Opposition MLAs last week repeatedly sided with the Squamish-Lillooet Regional District (SLRD) and its call for a regional energy plan as they opposed provisions of legislation that would remove the authority of local governments to zone for independent power projects (IPPs) on Crown land.
But in spite of New Democrats' best efforts to shame the Campbell government into withdrawing the legislation, Bill 30 passed second reading last Thursday (May 11) and third reading on Monday (May 15). The latter vote was 42-32 in favour, with South Peace River MLA Blair Lekstrom the only Liberal to side with the opposition.
Susie Gimse, SLRD board member for Electoral Area C, said she was "disappointed" that a bill opposed by the Union of B.C. Municipalities (UBCM), the Lower Mainland Local Government Association (formerly Lower Mainland Municipal Association) and many others was on the verge of becoming law.
Gimse, a UBCM vice president, said if the bill is enacted, local government will be largely shut out of the decision-making process, diminishing the ability of citizens to influence IPP decisions.
"It's really the local government that the pubic has the greatest access to," Gimse said. "Now it's gone to another level and the decision making will primarily be with the bureaucrats in Victoria and even the MLAs will have very little ability to influence the decision. So the public's ability to influence these decision will be severely compromised.

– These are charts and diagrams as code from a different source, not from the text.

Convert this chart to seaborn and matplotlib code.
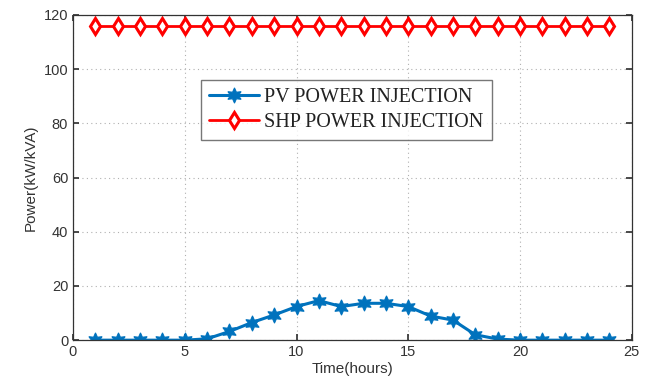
import numpy as np
import pandas as pd
import matplotlib
matplotlib.use("Agg")
import matplotlib.pyplot as plt
import seaborn as sns

hours = list(range(1, 25))
pv_power = [0, 0, 0, 0, 0, 0.5, 3.2, 6.5, 9.3, 12.4, 14.6, 12.4, 13.6, 13.6, 12.4, 8.9, 7.4, 2.0, 0.4, 0, 0, 0, 0, 0]
shp_power = [116] * 24
series_names = ["PV POWER INJECTION", "SHP POWER INJECTION"]

sns.set_theme(style="white")
plt.rcParams['font.family'] = ['Liberation Sans', 'DejaVu Sans']

fig = plt.figure(figsize=(6.46, 3.91), dpi=100)
ax = fig.add_axes([0.113, 0.130, 0.865, 0.832])

df_pv = pd.DataFrame({"Time": hours, "Power": pv_power})
df_shp = pd.DataFrame({"Time": hours, "Power": shp_power})

sns.lineplot(data=df_pv, x="Time", y="Power", ax=ax, color="#0072BD", lw=2.2,
             marker=(6, 1, 0), markersize=11, markeredgecolor="#0072BD",
             label=series_names[0])
sns.lineplot(data=df_shp, x="Time", y="Power", ax=ax, color="#FF0000", lw=2.0,
             marker="d", markersize=8.5, markerfacecolor="white", markeredgecolor="#FF0000",
             markeredgewidth=2.2, label=series_names[1])

ax.set_xlim(0, 25)
ax.set_ylim(0, 120)
ax.set_xticks([0, 5, 10, 15, 20, 25])
ax.set_yticks([0, 20, 40, 60, 80, 100, 120])
ax.grid(True, linestyle=(0, (1, 3)), color="#b0b0b0", lw=0.8)
for s in ax.spines.values():
    s.set_visible(True)
    s.set_color("#333333")
    s.set_linewidth(0.9)
ax.tick_params(direction="in", length=4, colors="#333333", labelsize=10.5, labelcolor="#333333",
               top=True, right=True, bottom=True, left=True)
ax.set_xlabel("Time(hours)", fontsize=11, color="#333333", labelpad=2)
ax.set_ylabel("Power(kW/kVA)", fontsize=11, color="#333333", labelpad=4)

leg = ax.legend(loc="upper left", bbox_to_anchor=(0.229, 0.80), borderaxespad=0, frameon=True,
                fancybox=False, prop={"family": "Liberation Serif", "size": 14.5}, borderpad=0.4,
                labelspacing=0.3, handlelength=2.5, handletextpad=0.25)
leg.get_frame().set_edgecolor("#555555")
leg.get_frame().set_linewidth(1.0)
for t in leg.get_texts():
    t.set_color("#222222")

fig.savefig("out.png", dpi=100)
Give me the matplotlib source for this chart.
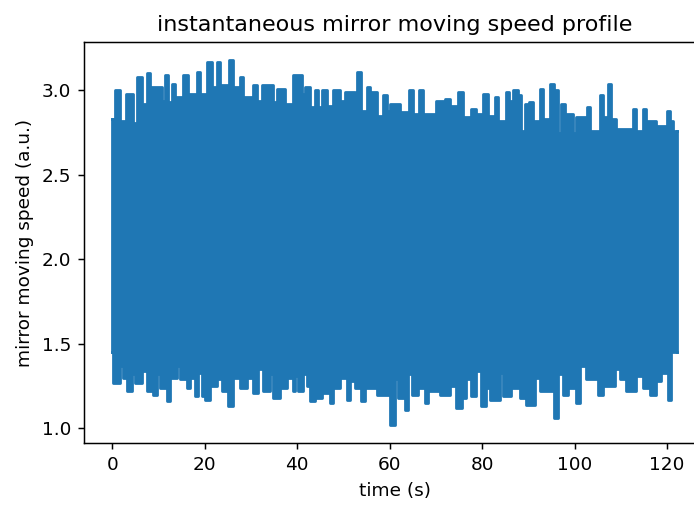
import matplotlib
matplotlib.use("Agg")
import matplotlib.pyplot as plt
import numpy as np

# Upper envelope of the speed signal (time in s, speed in a.u.)
time_upper = [0, 0.58, 1.66, 2.96, 4.54, 5.41, 6.36, 7.44, 8.15, 10.68, 11.39, 12.11, 12.84,
              13.56, 15.35, 16.43, 18.25, 18.96, 20.54, 21.49, 22.57, 23.29, 25.23, 26.16,
              27.61, 28.32, 30.49, 31.22, 32.30, 34.81, 35.55, 37.34, 39.14, 40.95, 41.66,
              42.75, 43.83, 44.54, 45.41, 46.36, 47.78, 49.23, 50.31, 52.48, 52.97, 53.71,
              55.00, 55.72, 57.30, 58.59, 59.33, 60.04, 62.21, 64.22, 65.08, 66.38, 67.24,
              70.14, 71.94, 73.02, 74.81, 75.89, 77.71, 78.79, 80.22, 81.30, 82.75, 83.46,
              85.12, 85.84, 86.70, 87.78, 88.52, 89.23, 90.16, 91.03, 92.48, 93.19, 94.79,
              95.50, 96.43, 97.17, 97.88, 99.68, 100.41, 102.70, 103.44, 105.45, 106.16,
              107.24, 107.98, 109.06, 112.65, 113.38, 114.81, 115.55, 117.71, 120.00,
              120.74, 121.30, 122.25]
speed_upper = [2.83, 3.00, 2.82, 2.98, 2.81, 3.08, 2.92, 3.10, 3.02, 2.94, 3.09, 2.93, 3.04,
               2.96, 3.09, 2.98, 3.11, 2.98, 3.17, 3.02, 3.17, 3.03, 3.18, 3.02,
               3.08, 2.96, 3.03, 2.94, 3.03, 2.93, 3.01, 2.92, 3.09, 2.98, 3.02,
               2.90, 3.00, 2.90, 3.00, 2.91, 3.00, 2.94, 2.99, 2.94, 3.11, 2.88,
               3.02, 2.99, 2.85, 2.97, 2.88, 2.92, 2.87, 3.00, 2.86, 3.00, 2.86,
               2.94, 2.95, 2.91, 2.99, 2.84, 2.89, 2.86, 2.98, 2.85, 2.96, 2.82,
               2.99, 2.94, 3.00, 2.97, 2.76, 2.92, 2.93, 2.82, 3.01, 2.83, 3.04,
               3.00, 2.75, 2.92, 2.86, 2.75, 2.84, 2.90, 2.76, 2.97, 2.84,
               3.04, 2.83, 2.77, 2.89, 2.76, 2.89, 2.82, 2.79, 2.88,
               2.82, 2.76, 2.76]

# Lower envelope of the speed signal
time_lower = [0, 0.22, 1.66, 2.38, 3.11, 4.19, 4.91, 6.36, 7.44, 8.86, 9.73, 10.31, 11.76,
              12.48, 14.05, 14.64, 16.09, 16.80, 17.88, 18.59, 19.33, 20.04, 21.12, 22.57,
              23.65, 25.08, 26.16, 27.61, 29.06, 30.49, 31.57, 32.65, 34.10, 34.81, 36.26,
              37.71, 39.14, 39.50, 40.22, 41.30, 42.03, 42.75, 43.83, 45.28, 47.07, 47.78,
              49.23, 50.68, 51.39, 52.48, 53.71, 54.64, 57.17, 60.04, 61.12, 61.84, 63.28,
              64.00, 64.74, 66.16, 67.61, 68.32, 70.85, 73.02, 74.46, 75.55, 76.63, 77.71,
              78.79, 79.87, 80.95, 81.66, 83.83, 84.54, 86.36, 88.15, 89.23, 89.60, 91.39,
              92.48, 95.50, 96.43, 97.51, 98.59, 100.41, 101.12, 102.57, 105.08, 106.16,
              108.69, 109.77, 111.22, 113.38, 114.81, 116.26, 117.71, 118.79, 120.22,
              120.95, 122.25]
speed_lower = [1.45, 1.27, 1.37, 1.30, 1.22, 1.32, 1.27, 1.34, 1.22, 1.20, 1.32, 1.24, 1.16,
               1.30, 1.37, 1.29, 1.24, 1.30, 1.19, 1.33, 1.19, 1.17, 1.25, 1.29,
               1.22, 1.13, 1.30, 1.24, 1.30, 1.21, 1.35, 1.22, 1.32, 1.18, 1.24,
               1.30, 1.22, 1.31, 1.22, 1.32, 1.25, 1.16, 1.18, 1.21, 1.15, 1.24,
               1.30, 1.17, 1.28, 1.24, 1.16, 1.24, 1.20, 1.02, 1.29, 1.18, 1.11,
               1.32, 1.20, 1.24, 1.15, 1.22, 1.20, 1.25, 1.12, 1.18, 1.29, 1.19,
               1.34, 1.13, 1.24, 1.17, 1.33, 1.19, 1.24, 1.18, 1.32, 1.14, 1.30,
               1.22, 1.06, 1.32, 1.20, 1.24, 1.15, 1.37, 1.29, 1.20, 1.25,
               1.35, 1.29, 1.22, 1.31, 1.24, 1.20, 1.28, 1.33, 1.17,
               1.45, 1.45]

title = "instantaneous mirror moving speed profile"
xlabel = "time (s)"
ylabel = "mirror moving speed (a.u.)"
xticks = [0, 20, 40, 60, 80, 100, 120]
yticks = [1.0, 1.5, 2.0, 2.5, 3.0]

color = "#1f77b4"
DPI = 133.33

fig = plt.figure(figsize=(694 / DPI, 505 / DPI), dpi=DPI)
ax = fig.add_axes([0.1210, 0.1222, 0.8958, 0.7952])

# the dense oscillation fills the band between the two envelopes
t_all = np.union1d(time_upper, time_lower)
up_idx = np.searchsorted(time_upper, t_all, side="right") - 1
lo_idx = np.searchsorted(time_lower, t_all, side="right") - 1
up_vals = np.array(speed_upper)[up_idx]
lo_vals = np.array(speed_lower)[lo_idx]
ax.fill_between(t_all, lo_vals, up_vals, step="post", color=color, lw=0)
ax.plot(time_upper, speed_upper, drawstyle="steps-post", color=color, lw=1.5)
ax.plot(time_lower, speed_lower, drawstyle="steps-post", color=color, lw=1.5)
ax.plot([time_upper[0], time_upper[0]], [speed_lower[0], speed_upper[0]], color=color, lw=1.5)
ax.plot([time_upper[-1], time_upper[-1]], [speed_lower[-1], speed_upper[-1]], color=color, lw=1.5)

ax.set_title(title)
ax.set_xlabel(xlabel)
ax.set_ylabel(ylabel)
ax.set_xticks(xticks)
ax.set_yticks(yticks)

fig.savefig("out.png", dpi=DPI)
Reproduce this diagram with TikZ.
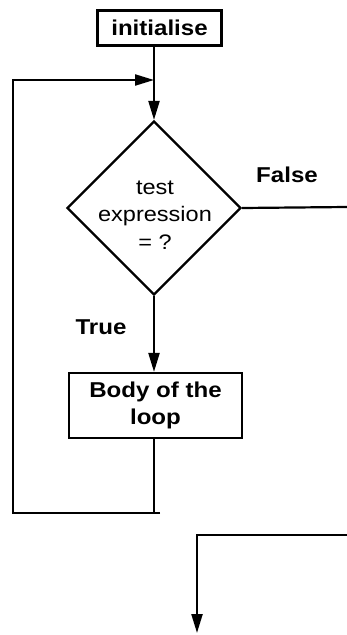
\documentclass[tikz,border=0pt]{standalone}
\usepackage{fontspec}
\setmainfont{Liberation Sans}
\newfontfamily\widefont[FakeStretch=1.12]{Liberation Sans}
\usetikzlibrary{shapes.geometric,arrows.meta}
\begin{document}
\begin{tikzpicture}[x=1pt,y=-1pt,
  line width=2.2pt,
  arr/.style={-{Triangle[length=19pt,width=11pt]}},
  boxnode/.style={draw,rectangle,inner sep=0pt,font=\widefont\bfseries\fontsize{21.5}{27}\selectfont,align=center},
  lbl/.style={inner sep=0pt,font=\widefont\bfseries\fontsize{21.5}{25}\selectfont},
  dtxt/.style={inner sep=0pt,align=center,font=\widefont\fontsize{21}{27.5}\selectfont}]
\useasboundingbox (0,0) rectangle (347,635);
\node[boxnode,minimum width=124pt,minimum height=35pt] (init) at (159.5,28) {initialise};
\node[draw,diamond,aspect=1,minimum width=174pt,minimum height=174pt,inner sep=0pt] (dia) at (154,208) {};
\node[dtxt] (dtext) at (155,215) {test\\expression\\= ?};
\node[lbl] (false) at (287,175) {False};
\node[lbl] (true) at (101,327) {True};
\node[boxnode,minimum width=173pt,minimum height=65pt] (body) at (155.5,405.5) {Body of the\\loop};
\coordinate (merge) at (154,80);
\coordinate (lt) at (13,80);
\coordinate (lb) at (13,513);
\coordinate (bb) at (154,513);
\coordinate (bbr) at (160,513);
\coordinate (fr) at (347,207);
\coordinate (rr) at (347,535);
\coordinate (rc) at (197,535);
\coordinate (out) at (197,633);
\draw (init.south -| merge) -- (merge);
\draw[arr] (merge) -- (dia.north);
\draw[arr] (bbr) -- (lb) -- (lt) -- (merge);
\draw (body.south -| bb) -- (bb);
\draw[arr] (dia.south) -- (body.north -| dia.south);
\draw (dia.east) -- (fr);
\draw[arr] (rr) -- (rc) -- (out);
\end{tikzpicture}
\end{document}
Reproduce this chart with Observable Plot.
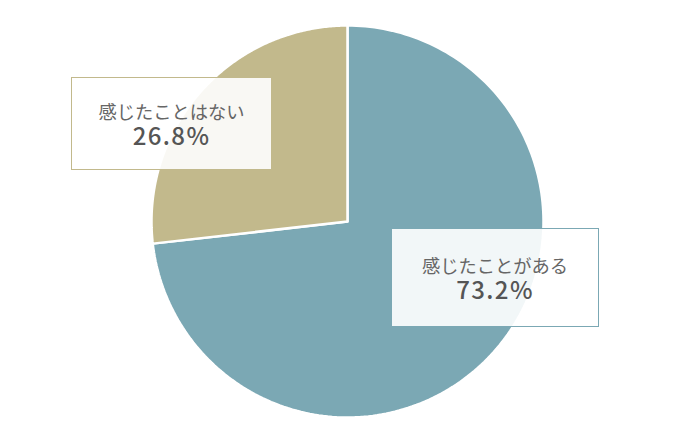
<!DOCTYPE html>
<html><head><meta charset="utf-8">
<script src="https://cdn.jsdelivr.net/npm/d3@7"></script>
<script src="https://cdn.jsdelivr.net/npm/@observablehq/plot@0.6"></script>
<style>
body{margin:0;background:#fff;font-family:"Noto Sans CJK JP","Noto Sans",sans-serif;}
#wrap{position:relative;width:700px;height:442px;}
.lab{position:absolute;box-sizing:border-box;background:rgba(255,255,255,0.9);display:flex;align-items:center;justify-content:center;}
.lab .t{text-align:center;font-size:18.3px;line-height:23px;color:#666;margin-top:2px;}
.lab .v{font-size:24px;font-weight:500;color:#555;letter-spacing:1.4px;line-height:24px;}
</style></head>
<body><div id="wrap"></div>
<script>
const categories = ["感じたことがある", "感じたことはない"];
const values = [73.2, 26.8];
const colors = ["#7BA8B4", "#C2B98C"];

const total = d3.sum(values);
const pts = [];
let acc = 0;
categories.forEach((c, i) => {
  const a0 = acc / total * 2 * Math.PI;
  acc += values[i];
  const a1 = acc / total * 2 * Math.PI;
  pts.push({cat: c, x: 0, y: 0});
  const n = 200;
  for (let k = 0; k <= n; k++) {
    const a = a0 + (a1 - a0) * k / n;
    pts.push({cat: c, x: Math.sin(a), y: Math.cos(a)});
  }
  pts.push({cat: c, x: 0, y: 0});
});

const W = 700, H = 442, cx = 347, cy = 221, R = 196;
const chart = Plot.plot({
  width: W, height: H,
  margin: 0,
  x: {domain: [-cx / R, (W - cx) / R], axis: null},
  y: {domain: [-(H - cy) / R, cy / R], axis: null},
  color: {domain: categories, range: colors},
  marks: [
    Plot.line(pts, {x: "x", y: "y", z: "cat", fill: "cat", stroke: "white", strokeWidth: 2.5, strokeLinejoin: "miter", curve: "linear"})
  ]
});
const wrap = document.getElementById("wrap");
wrap.appendChild(chart);

const boxes = [
  {left: 391, top: 228, w: 208, h: 99},
  {left: 71, top: 77, w: 201, h: 93}
];
categories.forEach((c, i) => {
  const d = document.createElement("div");
  d.className = "lab";
  const b = boxes[i];
  Object.assign(d.style, {left: b.left + "px", top: b.top + "px", width: b.w + "px", height: b.h + "px", border: "1px solid " + colors[i]});
  const t = document.createElement("div"); t.className = "t";
  t.appendChild(document.createTextNode(c));
  t.appendChild(document.createElement("br"));
  const v = document.createElement("span"); v.className = "v"; v.textContent = values[i].toFixed(1) + "%";
  t.appendChild(v);
  d.appendChild(t);
  wrap.appendChild(d);
});
</script></body></html>
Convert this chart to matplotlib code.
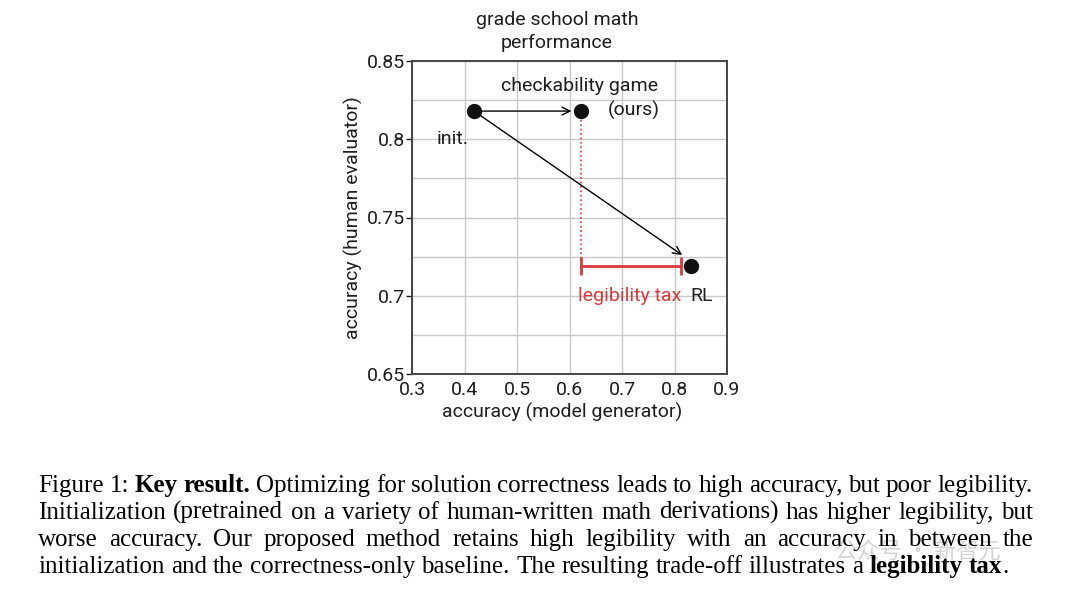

"It's pretty heavy handed when you consider that there's really only one power project that hasn't received approval in this region."
Gimse added, "It would have been nice to see our MLA stand up on this one."
Joan McIntyre, MLA for West Vancouver-Garibaldi, said she voted in favour because she believes it's in the best interest of British Columbians to have what she called "clean, green" energy to ensure that B.C. will be a net exporter of power in the future. At the moment, she said, it imports some 14 per cent of its power supply.
McIntyre said local government won't be entirely excluded the decision-making process, but instead its input will considered earlier in the game as part of a single-decision-maker process.
She noted that the province has always had zoning authority over B.C. Hydro power projects on Crown land. The legislation just extends that authority to include projects proposed by independent power producers.
"I do fervently hope that there's a place for local government to participate in those provincial approvals," McIntyre said. "There's clearly a role for local government, and they'll be wrapped up in part of that federal and provincial approval process.
"I certainly understand local government perspective. I understand why she [Gimse] might say that. But I think there's a really pressing need for green power and for B.C. becoming sustainable in power and that this law was necessary for the provincial interest."